### [Exercise prompt]
Every line of the listing must be reproduced as it stands. Leave the images behind.

### [Dataset extract]
################
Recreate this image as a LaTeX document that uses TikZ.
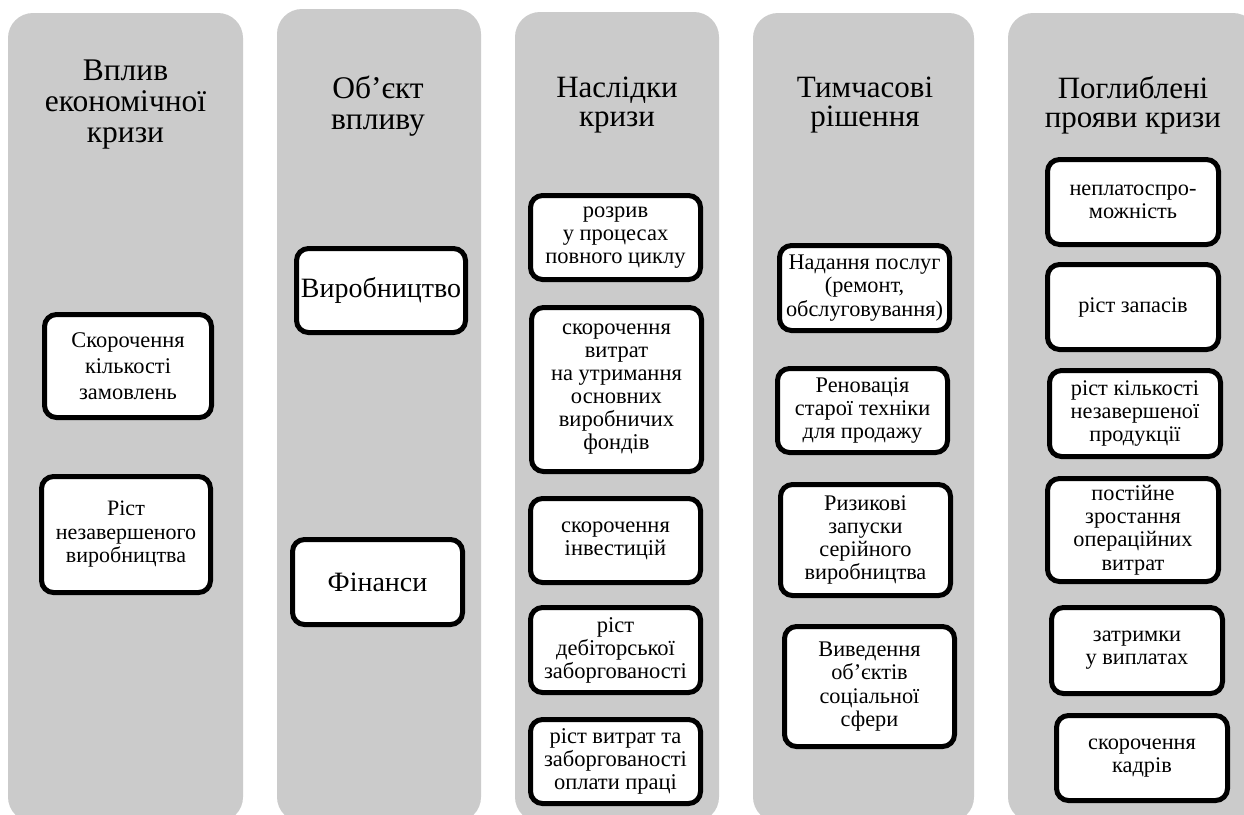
\documentclass[tikz,border=0pt]{standalone}
\usepackage{fontspec}
\setmainfont{Liberation Serif}
\definecolor{colgrey}{RGB}{203,203,203}
\tikzset{
  column/.style={fill=colgrey, draw=none, rounded corners=25pt},
  ttl/.style={align=center, inner sep=0pt},
  tA/.style={font=\fontsize{31.5}{31}\selectfont},
  tB/.style={font=\fontsize{31.5}{31}\selectfont},
  tC/.style={font=\fontsize{31}{29}\selectfont},
  itembox/.style={draw=black, fill=white, line width=5pt, rounded corners=12pt,
     align=center, inner sep=0pt},
  fA/.style={font=\fontsize{22.4}{26}\selectfont},
  fB/.style={font=\fontsize{22}{23.5}\selectfont},
  fC/.style={font=\fontsize{28}{30}\selectfont},
  fD/.style={font=\fontsize{22.5}{23}\selectfont},
  fE/.style={font=\fontsize{22.3}{23.2}\selectfont},
  fF/.style={font=\fontsize{22.3}{23.2}\selectfont}
}
\begin{document}
\begin{tikzpicture}[x=1pt,y=-1pt]
\useasboundingbox (0,0) rectangle (1244,814);
\clip (0,0) rectangle (1244,814);
% columns
\fill[column] (8,13) rectangle (243,822);
\fill[column] (277,9) rectangle (481,822);
\fill[column] (515,12) rectangle (719,822);
\fill[column] (753,13) rectangle (974,822);
\fill[column] (1008,13) rectangle (1258,822);
% titles
\node[ttl, tA] (t1) at (125.5,105) {Вплив\\економічної\\кризи};
\node[ttl, tB] (t2) at (378,106) {Об’єкт\\впливу};
\node[ttl, tC] (t3) at (617,105) {Наслідки\\кризи};
\node[ttl, tC] (t4) at (865,105) {Тимчасові\\рішення};
\node[ttl, tC] (t5) at (1133,105) {Поглиблені\\прояви кризи};
% column 1
\node[itembox, fA, minimum width=167, minimum height=103] (a1) at (128,366) {Скорочення\\кількості\\замовлень};
\node[itembox, fB, minimum width=169, minimum height=116] (a2) at (126,534.5) {Ріст\\незавершеного\\виробництва};
% column 2
\node[itembox, fC, minimum width=169, minimum height=84] (b1) at (381,290.5) {Виробництво};
\node[itembox, fC, minimum width=170, minimum height=85] (b2) at (377.5,582) {Фінанси};
% column 3
\node[itembox, fD, minimum width=170, minimum height=84] (c1) at (615.5,237.5) {розрив\\у процесах\\повного циклу};
\node[itembox, fD, minimum width=170, minimum height=164] (c2) at (616.5,389.5) {скорочення\\витрат\\на утримання\\основних\\виробничих\\фондів};
\node[itembox, fD, minimum width=170, minimum height=84] (c3) at (615.5,540.5) {скорочення\\інвестицій};
\node[itembox, fD, minimum width=170, minimum height=85] (c4) at (615.5,650) {ріст\\дебіторської\\заборгованості};
\node[itembox, fD, minimum width=170, minimum height=84] (c5) at (615.5,761.5) {ріст витрат та\\заборгованості\\оплати праці};
% column 4
\node[itembox, fE, minimum width=170, minimum height=85] (d1) at (864.5,288) {Надання послуг\\(ремонт,\\обслуговування)};
\node[itembox, fE, minimum width=170, minimum height=84] (d2) at (862.5,410.5) {Реновація\\старої техніки\\для продажу};
\node[itembox, fE, minimum width=170, minimum height=111] (d3) at (865.5,540) {Ризикові\\запуски\\серійного\\виробництва};
\node[itembox, fE, minimum width=170, minimum height=120] (d4) at (869.5,686.5) {Виведення\\об’єктів\\соціальної\\сфери};
% column 5
\node[itembox, fF, minimum width=171, minimum height=85] (e1) at (1133,202) {неплатоспро-\\можність};
\node[itembox, fF, minimum width=171, minimum height=85] (e2) at (1133,307) {ріст запасів};
\node[itembox, fF, minimum width=171, minimum height=86] (e3) at (1135,413.5) {ріст кількості\\незавершеної\\продукції};
\node[itembox, fF, minimum width=171, minimum height=103] (e4) at (1133,530) {постійне\\зростання\\операційних\\витрат};
\node[itembox, fF, minimum width=171, minimum height=86] (e5) at (1137,650.5) {затримки\\у виплатах};
\node[itembox, fF, minimum width=171, minimum height=85] (e6) at (1142,758) {скорочення\\кадрів};
\end{tikzpicture}
\end{document}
################
### [Written response]
Recreate this image as a LaTeX document that uses TikZ.
\documentclass[tikz,border=0pt]{standalone}
\usepackage{fontspec}
\setmainfont{Liberation Serif}
\definecolor{colgrey}{RGB}{203,203,203}
\tikzset{
  column/.style={fill=colgrey, draw=none, rounded corners=25pt},
  ttl/.style={align=center, inner sep=0pt},
  tA/.style={font=\fontsize{31.5}{31}\selectfont},
  tB/.style={font=\fontsize{31.5}{31}\selectfont},
  tC/.style={font=\fontsize{31}{29}\selectfont},
  itembox/.style={draw=black, fill=white, line width=5pt, rounded corners=12pt,
     align=center, inner sep=0pt},
  fA/.style={font=\fontsize{22.4}{26}\selectfont},
  fB/.style={font=\fontsize{22}{23.5}\selectfont},
  fC/.style={font=\fontsize{28}{30}\selectfont},
  fD/.style={font=\fontsize{22.5}{23}\selectfont},
  fE/.style={font=\fontsize{22.3}{23.2}\selectfont},
  fF/.style={font=\fontsize{22.3}{23.2}\selectfont}
}
\begin{document}
\begin{tikzpicture}[x=1pt,y=-1pt]
\useasboundingbox (0,0) rectangle (1244,814);
\clip (0,0) rectangle (1244,814);
% columns
\fill[column] (8,13) rectangle (243,822);
\fill[column] (277,9) rectangle (481,822);
\fill[column] (515,12) rectangle (719,822);
\fill[column] (753,13) rectangle (974,822);
\fill[column] (1008,13) rectangle (1258,822);
% titles
\node[ttl, tA] (t1) at (125.5,105) {Вплив\\економічної\\кризи};
\node[ttl, tB] (t2) at (378,106) {Об’єкт\\впливу};
\node[ttl, tC] (t3) at (617,105) {Наслідки\\кризи};
\node[ttl, tC] (t4) at (865,105) {Тимчасові\\рішення};
\node[ttl, tC] (t5) at (1133,105) {Поглиблені\\прояви кризи};
% column 1
\node[itembox, fA, minimum width=167, minimum height=103] (a1) at (128,366) {Скорочення\\кількості\\замовлень};
\node[itembox, fB, minimum width=169, minimum height=116] (a2) at (126,534.5) {Ріст\\незавершеного\\виробництва};
% column 2
\node[itembox, fC, minimum width=169, minimum height=84] (b1) at (381,290.5) {Виробництво};
\node[itembox, fC, minimum width=170, minimum height=85] (b2) at (377.5,582) {Фінанси};
% column 3
\node[itembox, fD, minimum width=170, minimum height=84] (c1) at (615.5,237.5) {розрив\\у процесах\\повного циклу};
\node[itembox, fD, minimum width=170, minimum height=164] (c2) at (616.5,389.5) {скорочення\\витрат\\на утримання\\основних\\виробничих\\фондів};
\node[itembox, fD, minimum width=170, minimum height=84] (c3) at (615.5,540.5) {скорочення\\інвестицій};
\node[itembox, fD, minimum width=170, minimum height=85] (c4) at (615.5,650) {ріст\\дебіторської\\заборгованості};
\node[itembox, fD, minimum width=170, minimum height=84] (c5) at (615.5,761.5) {ріст витрат та\\заборгованості\\оплати праці};
% column 4
\node[itembox, fE, minimum width=170, minimum height=85] (d1) at (864.5,288) {Надання послуг\\(ремонт,\\обслуговування)};
\node[itembox, fE, minimum width=170, minimum height=84] (d2) at (862.5,410.5) {Реновація\\старої техніки\\для продажу};
\node[itembox, fE, minimum width=170, minimum height=111] (d3) at (865.5,540) {Ризикові\\запуски\\серійного\\виробництва};
\node[itembox, fE, minimum width=170, minimum height=120] (d4) at (869.5,686.5) {Виведення\\об’єктів\\соціальної\\сфери};
% column 5
\node[itembox, fF, minimum width=171, minimum height=85] (e1) at (1133,202) {неплатоспро-\\можність};
\node[itembox, fF, minimum width=171, minimum height=85] (e2) at (1133,307) {ріст запасів};
\node[itembox, fF, minimum width=171, minimum height=86] (e3) at (1135,413.5) {ріст кількості\\незавершеної\\продукції};
\node[itembox, fF, minimum width=171, minimum height=103] (e4) at (1133,530) {постійне\\зростання\\операційних\\витрат};
\node[itembox, fF, minimum width=171, minimum height=86] (e5) at (1137,650.5) {затримки\\у виплатах};
\node[itembox, fF, minimum width=171, minimum height=85] (e6) at (1142,758) {скорочення\\кадрів};
\end{tikzpicture}
\end{document}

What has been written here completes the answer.